Transcribe every line from the top down to the line with "0.98, 0.996, 1.0]", both ends included, but not the pictures.

>> Begin

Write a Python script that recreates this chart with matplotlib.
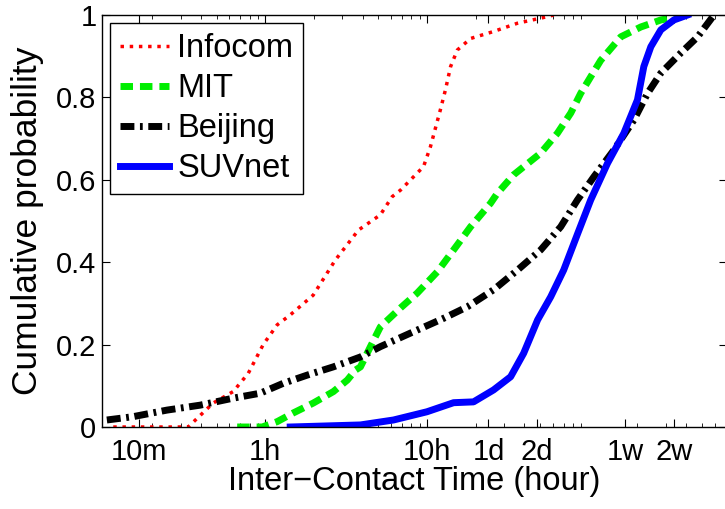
import matplotlib
matplotlib.use('Agg')
import matplotlib.pyplot as plt
from matplotlib.ticker import FixedLocator, LogLocator, NullFormatter

plt.rcParams['font.family'] = ['Liberation Sans', 'DejaVu Sans']

# data (x in hours)
infocom_x = [0.115, 0.334, 0.476, 0.634, 0.785, 0.972, 1.186, 1.428, 1.98, 2.71, 3.77,
             5.15, 6.09, 6.86, 9.52, 10.5, 12.1, 13.0, 14.0, 15.4, 18.6, 25.8, 36.2, 55.5, 60.7]
infocom_y = [0, 0, 0.058, 0.086, 0.13, 0.2, 0.248, 0.272, 0.32, 0.405, 0.478,
             0.515, 0.559, 0.575, 0.632, 0.68, 0.77, 0.818, 0.875, 0.915, 0.943, 0.96, 0.98, 0.996, 1.0]

mit_x = [0.671, 0.958, 1.186, 1.49, 1.98, 2.64, 3.22, 3.61, 3.88, 4.47, 5.15, 6.86, 8.70,
         11.6, 15.4, 18.6, 24.7, 27.2, 34.3, 50.5, 64.0, 77.4, 89.2, 102.8, 118.6, 157.8,
         210, 279, 354, 416]
mit_y = [0, 0, 0.013, 0.034, 0.058, 0.086, 0.114, 0.138, 0.146, 0.195, 0.243, 0.289, 0.325,
         0.377, 0.442, 0.486, 0.543, 0.567, 0.612, 0.665, 0.713, 0.762, 0.81, 0.85, 0.89, 0.947,
         0.971, 0.988, 0.996, 1.0]

beijing_x = [0.105, 0.152, 0.247, 0.396, 0.634, 0.931, 1.292, 1.82, 2.64, 3.88, 5.15, 7.91,
             12.7, 17.8, 25.8, 36.3, 50.5, 67.1, 85.1, 107.4, 142.8, 190, 231, 279, 371, 471,
             569, 594]
beijing_y = [0.017, 0.025, 0.041, 0.053, 0.07, 0.082, 0.106, 0.126, 0.146, 0.17, 0.195, 0.228,
             0.264, 0.292, 0.333, 0.381, 0.43, 0.486, 0.551, 0.607, 0.672, 0.745, 0.81, 0.859,
             0.908, 0.947, 0.99, 1.0]

suvnet_x = [1.428, 3.88, 6.21, 10.0, 14.6, 19.4, 25.8, 32.9, 39.6, 48.3, 58.2, 70.0, 85.5,
            102.8, 130.6, 164.8, 200, 219, 242, 279, 336, 408]
suvnet_y = [0, 0.005, 0.017, 0.037, 0.059, 0.061, 0.09, 0.122, 0.179, 0.26, 0.316, 0.381, 0.47,
            0.551, 0.64, 0.713, 0.794, 0.875, 0.923, 0.964, 0.988, 1.0]

tick_pos = [1 / 6, 1, 10, 24, 48, 168, 336]
tick_lab = ['10m', '1h', '10h', '1d', '2d', '1w', '2w']
y_ticks = [0, 0.2, 0.4, 0.6, 0.8, 1]
y_labels = ['0', '0.2', '0.4', '0.6', '0.8', '1']

fig = plt.figure(figsize=(7.25, 5.09), dpi=100)
ax = fig.add_axes([0.1407, 0.1611, 0.862, 0.8094])

ax.plot(infocom_x, infocom_y, color='red', linestyle=':', linewidth=2.5, label='Infocom')
ax.plot(mit_x, mit_y, color='#00ee00', linestyle='--', linewidth=5, dashes=(1.8, 1.0), label='MIT')
ax.plot(beijing_x, beijing_y, color='black', linestyle='-.', linewidth=5,
        dashes=(2.0, 0.8, 0.4, 0.8), label='Beijing')
ax.plot(suvnet_x, suvnet_y, color='blue', linestyle='-', linewidth=5, label='SUVnet')

ax.set_xscale('log')
ax.set_xlim(0.098, 715)
ax.set_ylim(0, 1)
ax.xaxis.set_major_locator(FixedLocator(tick_pos))
ax.set_xticklabels(tick_lab)
ax.xaxis.set_minor_locator(LogLocator(base=10, subs=range(2, 10)))
ax.xaxis.set_minor_formatter(NullFormatter())
ax.set_yticks(y_ticks)
ax.set_yticklabels(y_labels)

ax.tick_params(which='both', direction='in', top=True, right=True, labelsize=21)
ax.tick_params(axis='x', pad=8)
ax.tick_params(axis='y', pad=4)
ax.tick_params(which='major', length=6)
ax.tick_params(which='minor', length=3)
for s in ax.spines.values():
    s.set_linewidth(1)

ax.set_xlabel('Inter\u2212Contact Time (hour)', fontsize=23.5, labelpad=0)
ax.set_ylabel('Cumulative probability', fontsize=25.5, labelpad=2)
ax.yaxis.set_label_coords(-0.093, 0.5)

leg = ax.legend(loc='upper left', fontsize=23.5, frameon=True, fancybox=False,
                edgecolor='black', framealpha=1, handlelength=1.5, handletextpad=0.25,
                borderpad=0.3, labelspacing=0.28, borderaxespad=0.25)
leg.get_frame().set_linewidth(1)

fig.savefig('out.png', dpi=100)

>> End

*SOLUTION TO THE PROBLEM:*
Write a Python script that recreates this chart with matplotlib.
import matplotlib
matplotlib.use('Agg')
import matplotlib.pyplot as plt
from matplotlib.ticker import FixedLocator, LogLocator, NullFormatter

plt.rcParams['font.family'] = ['Liberation Sans', 'DejaVu Sans']

# data (x in hours)
infocom_x = [0.115, 0.334, 0.476, 0.634, 0.785, 0.972, 1.186, 1.428, 1.98, 2.71, 3.77,
             5.15, 6.09, 6.86, 9.52, 10.5, 12.1, 13.0, 14.0, 15.4, 18.6, 25.8, 36.2, 55.5, 60.7]
infocom_y = [0, 0, 0.058, 0.086, 0.13, 0.2, 0.248, 0.272, 0.32, 0.405, 0.478,
             0.515, 0.559, 0.575, 0.632, 0.68, 0.77, 0.818, 0.875, 0.915, 0.943, 0.96, 0.98, 0.996, 1.0]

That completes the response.